Impact on the crypto landscape
Bitcoin's price action continues to set the pace for the broader crypto market. What sets this cycle apart, is the launch of US spot Bitcoin ETFs in January. In the first quarter of 2024 alone, net inflows into these ETFs have surpassed US$12 billion, with approximately 4% of the total Bitcoin supply now held by nine US providers. The launch of the ETFs saw Bitcoin's price increase by almost 60%, surpassing all-time highs in mid-March. It highlights growing institutional participation within ETF structures, and exerts considerable pressure on leading traditional exchanges worldwide to list Bitcoin ETFs.

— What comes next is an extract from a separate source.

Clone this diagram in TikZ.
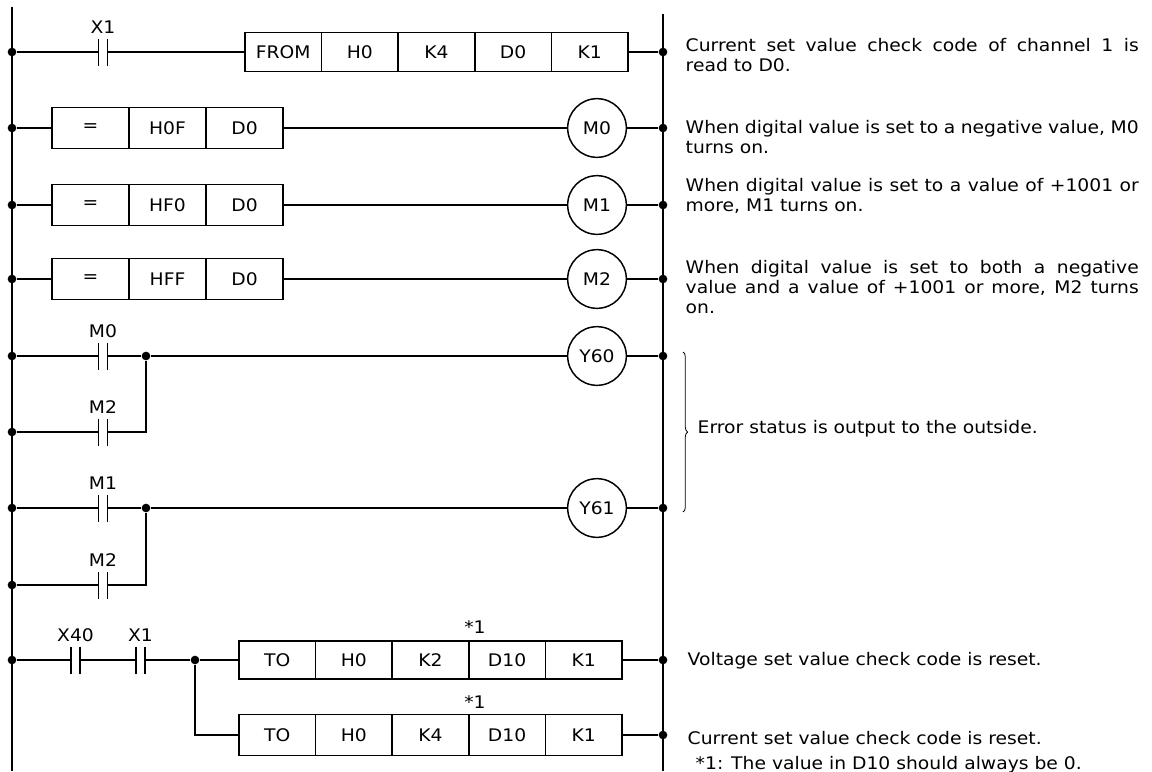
\documentclass[tikz,border=0pt]{standalone}
\usepackage{fontspec}
\setmainfont[FakeStretch=1.08]{DejaVu Sans}
\usetikzlibrary{positioning,decorations.pathreplacing}

\begin{document}
\begin{tikzpicture}[x=0.75pt,y=0.75pt,yscale=-1,xscale=1,
  line width=1.1pt,
  font=\fontsize{13}{15}\selectfont,
  cell/.style={draw, minimum width=57.45pt, minimum height=29.25pt, inner sep=0pt, outer sep=0pt},
  cmp/.style={cell, minimum width=57.75pt, minimum height=30.75pt},
  coil/.style={draw, circle, minimum size=44pt, inner sep=0pt},
  contact/.style={minimum width=6.75pt, minimum height=20.25pt, inner sep=0pt, outer sep=0pt, label={[label distance=0pt]above:#1}},
  dot/.style={circle, fill, minimum size=6.5pt, inner sep=0pt},
  note/.style={anchor=base west, inner sep=0pt, text width=339.75pt, align=justify},
  plain/.style={anchor=base west, inner sep=0pt}]
\useasboundingbox (0,0) rectangle (1152,771);
% Rails
\coordinate (ltop) at (12,7);
\coordinate (lbot) at (12,771);
\coordinate (rtop) at (663,14);
\coordinate (rbot) at (663,771);
\draw[line width=1.3pt] (ltop) -- (lbot);
\draw[line width=1.3pt] (rtop) -- (rbot);

% Rung: FROM
\node[dot] (l1) at (12,52) {};
\node[contact=X1] (x1) at (103,52) {};
\node[cell, anchor=west] (from) at (245,52) {FROM};
\node[cell, right=0pt of from] (fromH) {H0};
\node[cell, right=0pt of fromH] (fromK4) {K4};
\node[cell, right=0pt of fromK4] (fromD) {D0};
\node[cell, right=0pt of fromD] (fromK1) {K1};
\node[dot] (r1) at (663,52) {};
\draw (l1) -- (x1.west) (x1.east) -- (from) (fromK1) -- (r1);

% Rung: = H0F D0
\node[dot] (l2) at (12,128) {};
\node[cmp, anchor=west] (eqA) at (52,128) {=};
\node[cmp, right=0pt of eqA] (hA) {H0F};
\node[cmp, right=0pt of hA] (dA) {D0};
\node[coil] (coilM0) at (597,128) {M0};
\node[dot] (r2) at (663,128) {};
\draw (l2) -- (eqA) (dA) -- (coilM0) -- (r2);

% Rung: = HF0 D0
\node[dot] (l3) at (12,205) {};
\node[cmp, anchor=west] (eqB) at (52,205) {=};
\node[cmp, right=0pt of eqB] (hB) {HF0};
\node[cmp, right=0pt of hB] (dB) {D0};
\node[coil] (coilM1) at (597,205) {M1};
\node[dot] (r3) at (663,205) {};
\draw (l3) -- (eqB) (dB) -- (coilM1) -- (r3);

% Rung: = HFF D0
\node[dot] (l4) at (12,279) {};
\node[cmp, anchor=west] (eqC) at (52,279) {=};
\node[cmp, right=0pt of eqC] (hC) {HFF};
\node[cmp, right=0pt of hC] (dC) {D0};
\node[coil] (coilM2) at (597,279) {M2};
\node[dot] (r4) at (663,279) {};
\draw (l4) -- (eqC) (dC) -- (coilM2) -- (r4);

% Rung: Y60
\node[dot] (l5) at (12,356) {};
\node[contact=M0] (m0) at (103,356) {};
\node[dot] (j5) at (146,356) {};
\node[coil] (coilY60) at (597,356) {Y60};
\node[dot] (r5) at (663,356) {};
\node[dot] (l6) at (12,432) {};
\node[contact=M2] (m2a) at (103,432) {};
\draw (l5) -- (m0.west) (m0.east) -- (j5) -- (coilY60) -- (r5);
\draw (l6) -- (m2a.west) (m2a.east) -| (j5);

% Rung: Y61
\node[dot] (l7) at (12,508) {};
\node[contact=M1] (m1) at (103,508) {};
\node[dot] (j7) at (146,508) {};
\node[coil] (coilY61) at (597,508) {Y61};
\node[dot] (r7) at (663,508) {};
\node[dot] (l8) at (12,585) {};
\node[contact=M2] (m2b) at (103,585) {};
\draw (l7) -- (m1.west) (m1.east) -- (j7) -- (coilY61) -- (r7);
\draw (l8) -- (m2b.west) (m2b.east) -| (j7);

% Rung: TO
\node[dot] (l9) at (12,660) {};
\node[contact=X40] (x40) at (75.5,660) {};
\node[contact=X1] (x1b) at (140.5,660) {};
\node[dot] (j9) at (195,660) {};
\node[cell, minimum height=28.5pt, anchor=west] (toA) at (239,660) {TO};
\node[cell, minimum height=28.5pt, right=0pt of toA] (toAH) {H0};
\node[cell, minimum height=28.5pt, right=0pt of toAH] (toAK) {K2};
\node[cell, minimum height=28.5pt, right=0pt of toAK] (toAD) {D10};
\node[cell, minimum height=28.5pt, right=0pt of toAD] (toAK1) {K1};
\node (starA) at (475,627) {*1};
\node[dot] (r9) at (663,660) {};
\node[cell, minimum height=30.75pt, anchor=west] (toB) at (239,735) {TO};
\node[cell, minimum height=30.75pt, right=0pt of toB] (toBH) {H0};
\node[cell, minimum height=30.75pt, right=0pt of toBH] (toBK) {K4};
\node[cell, minimum height=30.75pt, right=0pt of toBK] (toBD) {D10};
\node[cell, minimum height=30.75pt, right=0pt of toBD] (toBK1) {K1};
\node (starB) at (475,702) {*1};
\node[dot] (r10) at (663,735) {};
\draw (l9) -- (x40.west) (x40.east) -- (x1b.west) (x1b.east) -- (j9) -- (toA) (toAK1) -- (r9);
\draw (j9) |- (toB) (toBK1) -- (r10);

% Contact bars
\foreach \c in {x1,m0,m2a,m1,m2b,x40,x1b}
  \draw (\c.north west) -- (\c.south west) (\c.north east) -- (\c.south east);

% Comments
\node[note] (t1) at (685,51) {Current set value check code of channel 1 is\linebreak read to D0.};
\node[note] (t2) at (685,133.5) {When digital value is set to a negative value, M0\linebreak turns on.};
\node[note] (t3) at (685,191) {When digital value is set to a value of +1001 or\linebreak more, M1 turns on.};
\node[note] (t4) at (685,273) {When digital value is set to both a negative\linebreak value and a value of +1001 or more, M2 turns\linebreak on.};
\coordinate (btop) at (683,352);
\coordinate (bbot) at (683,512);
\draw[line width=0.6pt, decorate, decoration={brace, amplitude=3.5pt}] (btop) -- (bbot);
\node[plain] (t5) at (697,433) {Error status is output to the outside.};
\node[plain] (t6) at (687,665) {Voltage set value check code is reset.};
\node[plain] (t7) at (687,744) {Current set value check code is reset.};
\node[plain] (t8) at (695,769) {*1: The value in D10 should always be 0.};
\end{tikzpicture}
\end{document}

Turning our attention to the Australian market, the anticipation surrounding the approval of spot Bitcoin ETFs by the ASX is poised to reshape the crypto landscape in Australia. With Digital X, VanEck, and Betashares all filing applications to list spot Bitcoin ETFs, the market eagerly awaits regulatory approval.
How can investors prepare for the halving?
While holders of Bitcoin don't need to make any changes, it's important to understand the potential consequences of the halving, particularly for Bitcoin miners. As the event approaches, Bitcoin miners will see their rewards drop instantly. This may affect their profitability and operations. In response, miners may need to sell their Bitcoin to cover their operational expenses, potentially leading to increased selling pressure in the market.
The BTC Markets website provides a halving countdown page, estimating the halving date (April 17th, with a little over 1,000 blocks left to be mined at the time of writing.) This tool can help investors track the event's progression and stay informed about its potential impact on the market.
Bitcoin continues to evolve as a maturing asset, distinguishing itself as a leader in the digital space. Unlike traditional assets, Bitcoin exhibits resilience against singular events, highlighting its role as a store of value and a hedge against fiat currencies.
Recent academic research has highlighted Bitcoin's potential as a hedge for US dollar currency pairs in the short term. Gaps remain, nonetheless. Bitcoin may not yet be classified as a safe haven asset, with market and infrastructure maturity still to come. However, its growing adoption, liquidity, and strength, position it as a significant player in the broader investment landscape.